Dans les réseaux sociaux, on apprenait que l’IGF aurait identifié huit « bénéficiaires » de cette litigieuse carte. En méconnaissance de la présomption d’innocence, quelques noms sont d’ores et déjà divulgués. C’est le cas notamment de: Emmanuel Ramazani Shadary (ancien ministre de l’Intérieur et actuel secrétaire permanent du PPRD), José Sele Yalaguli (ancien ministre des Finances) Barnabé Kikaya bin Karubi (ancien conseiller diplomatique de l’ancien président « Joseph Kabila »), Aubin Minaku (ancien Président de l’Assemblée nationale), Pépin-Guillaume Mandjolo (ancien ministre de la Coopération internationale).

REACTIONS

Jules Alingete Key, Inspecteur général des Finances-chef de service

Ancien ministre des Finances du gouvernement sortant, José Sele Yalaguli est le premier à « dégainer ». Dans une mise au point publiée sur le site d’information 7sur7.CD, Yalaguli tente de minimiser les faits révélés par l’IGF. Selon lui, l’attribution d’une carte de crédit à certains membres du gouvernement « est une tradition qui remonte à l’indépendance ». Cette opinion est balayé d’un revers de main par un ancien gouverneur de la Banque centrale. « Personne n’avait le droit de bénéficier d’une carte de crédit liée au Compte général de Trésor ».

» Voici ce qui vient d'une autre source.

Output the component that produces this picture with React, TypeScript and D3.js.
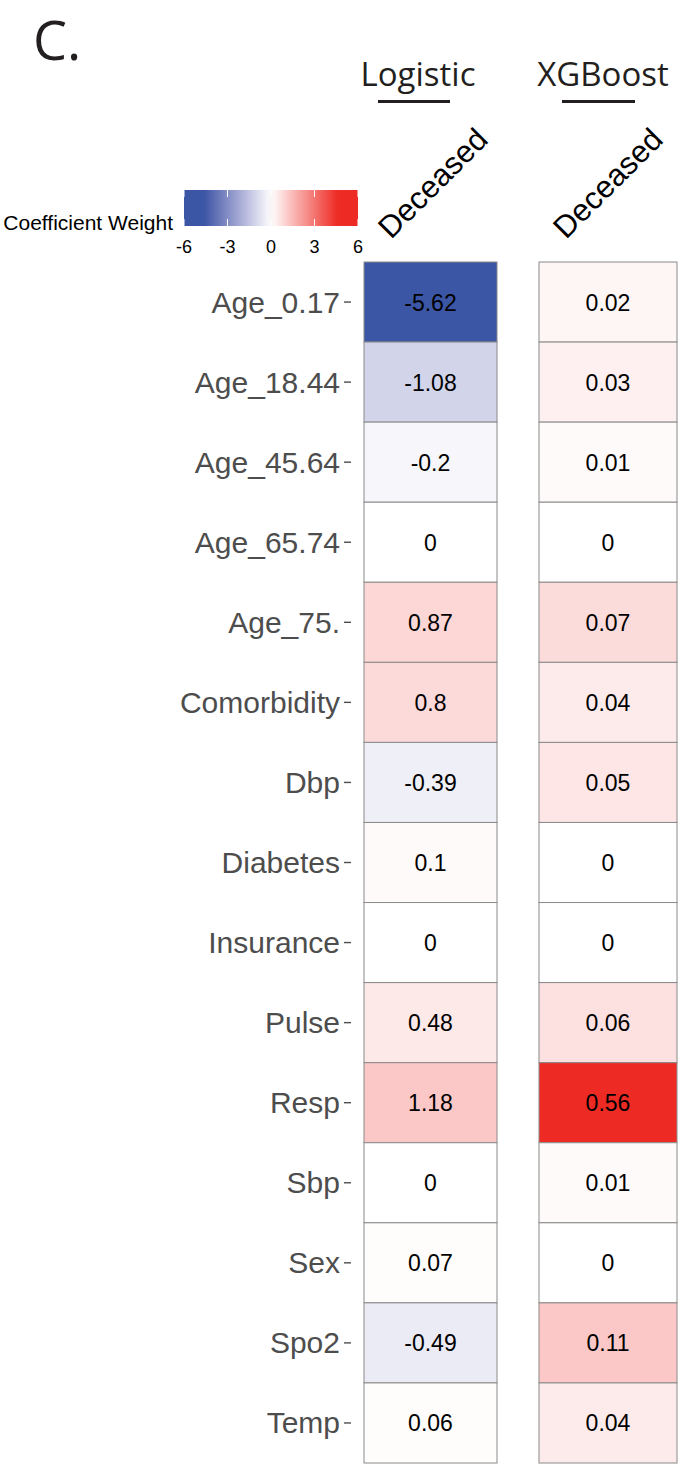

Selon José Sele, les bénéficiaires de ce « sésame » seraient au nombre de quatre: le ministre des Affaires étrangères, le ministre de la Coopération internationale, le ministre des Finances et le gouverneur de la BCC. « Sous le Premier ministre Ilunga Ilunkamba, souligne la mise au point, les deux plus grands utilisateurs étaient la ministre des Affaires étrangères [Marie Tumba Nzeza] et le ministre de la Coopération internationale [Pépin-Guillaume Mandjolo] pour la simple raison qu’ils ont beaucoup voyagé pour le compte du pays ». Les Congolais ont encore frais en mémoire les lamentations du prédécesseur de Christophe Lutundula sur radio Top Congo sur l’impécuniosité de son ministère.

Dans une contre-attaque, l’IGF persiste et signe en précisant que les cartes de crédit dont question sont bel et bien tirées sur le Compte Général du Trésor. Pour elle, « cette pratique est à l’opposé de la bonne gouvernance et viole la procédure de la dépense publique par la loi relative aux Finances publiques ».

Des voix s’élèvent déjà sur les réseaux sociaux pour exiger le départ de Déogracias Mutombo Mwana Nyembo. Nommé le 14 mai 2013 à la tête de la BCC, ce dernier est fin mandat depuis le 13 mai 2018. Sur compte Twitter, l’activiste de la société civile Carbone Beni exhorte les « autorités politiques et policières à ne pas prendre à la légère, ni négliger la sécurité physique du numéro un de #IGF et de ses proches collaborateurs ». Il semble que l’IGF n’a pas encore dit son dernier mot sur cette affaire annonciatrice d’un scandale.